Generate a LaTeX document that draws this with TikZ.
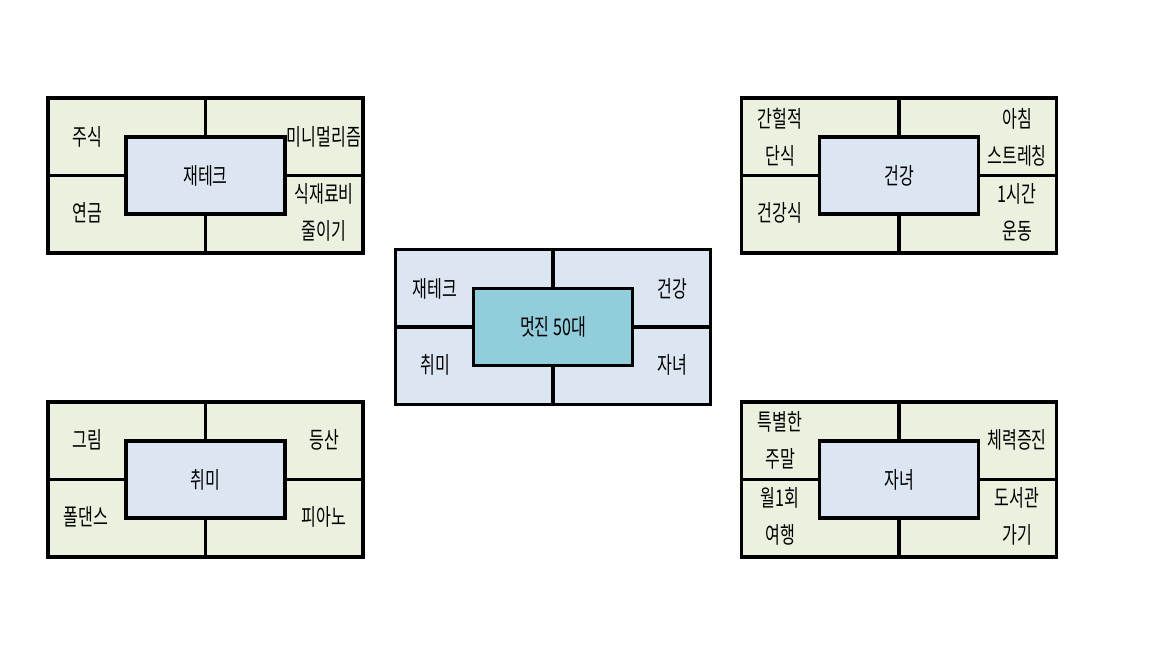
\documentclass[tikz,border=0pt]{standalone}
\usepackage{fontspec}
\newfontfamily\krfont[FakeStretch=0.7]{Noto Sans CJK KR}
\usetikzlibrary{positioning}
\definecolor{CellGreen}{RGB}{235,241,222}
\definecolor{CellBlue}{RGB}{220,230,242}
\definecolor{HubAqua}{RGB}{146,205,220}
\tikzset{
  greencell/.style={draw=black,line width=1.8pt,fill=CellGreen,minimum width=78.75pt,minimum height=38.75pt,inner sep=0pt,outer sep=0pt},
  bluecell/.style={draw=black,line width=1.8pt,fill=CellBlue,minimum width=78.75pt,minimum height=38.75pt,inner sep=0pt,outer sep=0pt},
  hub/.style={draw=black,line width=1.8pt,fill=CellBlue,minimum width=79.5pt,minimum height=38.5pt,inner sep=0pt,outer sep=0pt,font=\krfont\fontsize{11.5}{18.5}\selectfont},
  mainhub/.style={hub,fill=HubAqua},
  lbl/.style={align=center,inner sep=0pt,font=\krfont\fontsize{11.5}{18.5}\selectfont}
}
\begin{document}
\begin{tikzpicture}[x=0.5pt,y=-0.5pt]
\useasboundingbox (0,0) rectangle (1152,648);
\coordinate (jt) at (205.5,175.5);
\coordinate (md) at (553,327);
\coordinate (gk) at (899,175.5);
\coordinate (cm) at (205.5,479.5);
\coordinate (jn) at (899,479.5);
% 재테크
\node[greencell,anchor=south east] (jt-nw) at (jt) {};
\node[greencell,anchor=south west] (jt-ne) at (jt) {};
\node[greencell,anchor=north east] (jt-sw) at (jt) {};
\node[greencell,anchor=north west] (jt-se) at (jt) {};
\node[hub] (jt-hub) at (jt) {재테크};
\node[lbl] (jt-a) at (87,137) {주식};
\node[lbl] (jt-b) at (324,137) {미니멀리즘};
\node[lbl] (jt-c) at (87,213) {연금};
\node[lbl] (jt-d) at (324,212) {식재료비\\줄이기};
% 멋진 50대
\node[bluecell,anchor=south east] (md-nw) at (md) {};
\node[bluecell,anchor=south west] (md-ne) at (md) {};
\node[bluecell,anchor=north east] (md-sw) at (md) {};
\node[bluecell,anchor=north west] (md-se) at (md) {};
\node[mainhub] (md-hub) at (md) {멋진 50대};
\node[lbl] (md-a) at (435,289) {재테크};
\node[lbl] (md-b) at (672,289) {건강};
\node[lbl] (md-c) at (435,365) {취미};
\node[lbl] (md-d) at (672,365) {자녀};
% 건강
\node[greencell,anchor=south east] (gk-nw) at (gk) {};
\node[greencell,anchor=south west] (gk-ne) at (gk) {};
\node[greencell,anchor=north east] (gk-sw) at (gk) {};
\node[greencell,anchor=north west] (gk-se) at (gk) {};
\node[hub] (gk-hub) at (gk) {건강};
\node[lbl] (gk-a) at (780,137) {간헐적\\단식};
\node[lbl] (gk-b) at (1017,137) {아침\\스트레칭};
\node[lbl] (gk-c) at (780,213) {건강식};
\node[lbl] (gk-d) at (1017,212) {1시간\\운동};
% 취미
\node[greencell,anchor=south east] (cm-nw) at (cm) {};
\node[greencell,anchor=south west] (cm-ne) at (cm) {};
\node[greencell,anchor=north east] (cm-sw) at (cm) {};
\node[greencell,anchor=north west] (cm-se) at (cm) {};
\node[hub] (cm-hub) at (cm) {취미};
\node[lbl] (cm-a) at (87,440) {그림};
\node[lbl] (cm-b) at (324,440) {등산};
\node[lbl] (cm-c) at (86,517) {폴댄스};
\node[lbl] (cm-d) at (324,517) {피아노};
% 자녀
\node[greencell,anchor=south east] (jn-nw) at (jn) {};
\node[greencell,anchor=south west] (jn-ne) at (jn) {};
\node[greencell,anchor=north east] (jn-sw) at (jn) {};
\node[greencell,anchor=north west] (jn-se) at (jn) {};
\node[hub] (jn-hub) at (jn) {자녀};
\node[lbl] (jn-a) at (780,440) {특별한\\주말};
\node[lbl] (jn-b) at (1017,440) {체력증진};
\node[lbl] (jn-c) at (780,516) {월1회\\여행};
\node[lbl] (jn-d) at (1017,516) {도서관\\가기};
\end{tikzpicture}
\end{document}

● **Exercise task**:
From the data above, write out everything exactly except the pictures.

● **Answer**:
Generate a LaTeX document that draws this with TikZ.
\documentclass[tikz,border=0pt]{standalone}
\usepackage{fontspec}
\newfontfamily\krfont[FakeStretch=0.7]{Noto Sans CJK KR}
\usetikzlibrary{positioning}
\definecolor{CellGreen}{RGB}{235,241,222}
\definecolor{CellBlue}{RGB}{220,230,242}
\definecolor{HubAqua}{RGB}{146,205,220}
\tikzset{
  greencell/.style={draw=black,line width=1.8pt,fill=CellGreen,minimum width=78.75pt,minimum height=38.75pt,inner sep=0pt,outer sep=0pt},
  bluecell/.style={draw=black,line width=1.8pt,fill=CellBlue,minimum width=78.75pt,minimum height=38.75pt,inner sep=0pt,outer sep=0pt},
  hub/.style={draw=black,line width=1.8pt,fill=CellBlue,minimum width=79.5pt,minimum height=38.5pt,inner sep=0pt,outer sep=0pt,font=\krfont\fontsize{11.5}{18.5}\selectfont},
  mainhub/.style={hub,fill=HubAqua},
  lbl/.style={align=center,inner sep=0pt,font=\krfont\fontsize{11.5}{18.5}\selectfont}
}
\begin{document}
\begin{tikzpicture}[x=0.5pt,y=-0.5pt]
\useasboundingbox (0,0) rectangle (1152,648);
\coordinate (jt) at (205.5,175.5);
\coordinate (md) at (553,327);
\coordinate (gk) at (899,175.5);
\coordinate (cm) at (205.5,479.5);
\coordinate (jn) at (899,479.5);
% 재테크
\node[greencell,anchor=south east] (jt-nw) at (jt) {};
\node[greencell,anchor=south west] (jt-ne) at (jt) {};
\node[greencell,anchor=north east] (jt-sw) at (jt) {};
\node[greencell,anchor=north west] (jt-se) at (jt) {};
\node[hub] (jt-hub) at (jt) {재테크};
\node[lbl] (jt-a) at (87,137) {주식};
\node[lbl] (jt-b) at (324,137) {미니멀리즘};
\node[lbl] (jt-c) at (87,213) {연금};
\node[lbl] (jt-d) at (324,212) {식재료비\\줄이기};
% 멋진 50대
\node[bluecell,anchor=south east] (md-nw) at (md) {};
\node[bluecell,anchor=south west] (md-ne) at (md) {};
\node[bluecell,anchor=north east] (md-sw) at (md) {};
\node[bluecell,anchor=north west] (md-se) at (md) {};
\node[mainhub] (md-hub) at (md) {멋진 50대};
\node[lbl] (md-a) at (435,289) {재테크};
\node[lbl] (md-b) at (672,289) {건강};
\node[lbl] (md-c) at (435,365) {취미};
\node[lbl] (md-d) at (672,365) {자녀};
% 건강
\node[greencell,anchor=south east] (gk-nw) at (gk) {};
\node[greencell,anchor=south west] (gk-ne) at (gk) {};
\node[greencell,anchor=north east] (gk-sw) at (gk) {};
\node[greencell,anchor=north west] (gk-se) at (gk) {};
\node[hub] (gk-hub) at (gk) {건강};
\node[lbl] (gk-a) at (780,137) {간헐적\\단식};
\node[lbl] (gk-b) at (1017,137) {아침\\스트레칭};
\node[lbl] (gk-c) at (780,213) {건강식};
\node[lbl] (gk-d) at (1017,212) {1시간\\운동};
% 취미
\node[greencell,anchor=south east] (cm-nw) at (cm) {};
\node[greencell,anchor=south west] (cm-ne) at (cm) {};
\node[greencell,anchor=north east] (cm-sw) at (cm) {};
\node[greencell,anchor=north west] (cm-se) at (cm) {};
\node[hub] (cm-hub) at (cm) {취미};
\node[lbl] (cm-a) at (87,440) {그림};
\node[lbl] (cm-b) at (324,440) {등산};
\node[lbl] (cm-c) at (86,517) {폴댄스};
\node[lbl] (cm-d) at (324,517) {피아노};
% 자녀
\node[greencell,anchor=south east] (jn-nw) at (jn) {};
\node[greencell,anchor=south west] (jn-ne) at (jn) {};
\node[greencell,anchor=north east] (jn-sw) at (jn) {};
\node[greencell,anchor=north west] (jn-se) at (jn) {};
\node[hub] (jn-hub) at (jn) {자녀};
\node[lbl] (jn-a) at (780,440) {특별한\\주말};
\node[lbl] (jn-b) at (1017,440) {체력증진};
\node[lbl] (jn-c) at (780,516) {월1회\\여행};
\node[lbl] (jn-d) at (1017,516) {도서관\\가기};
\end{tikzpicture}
\end{document}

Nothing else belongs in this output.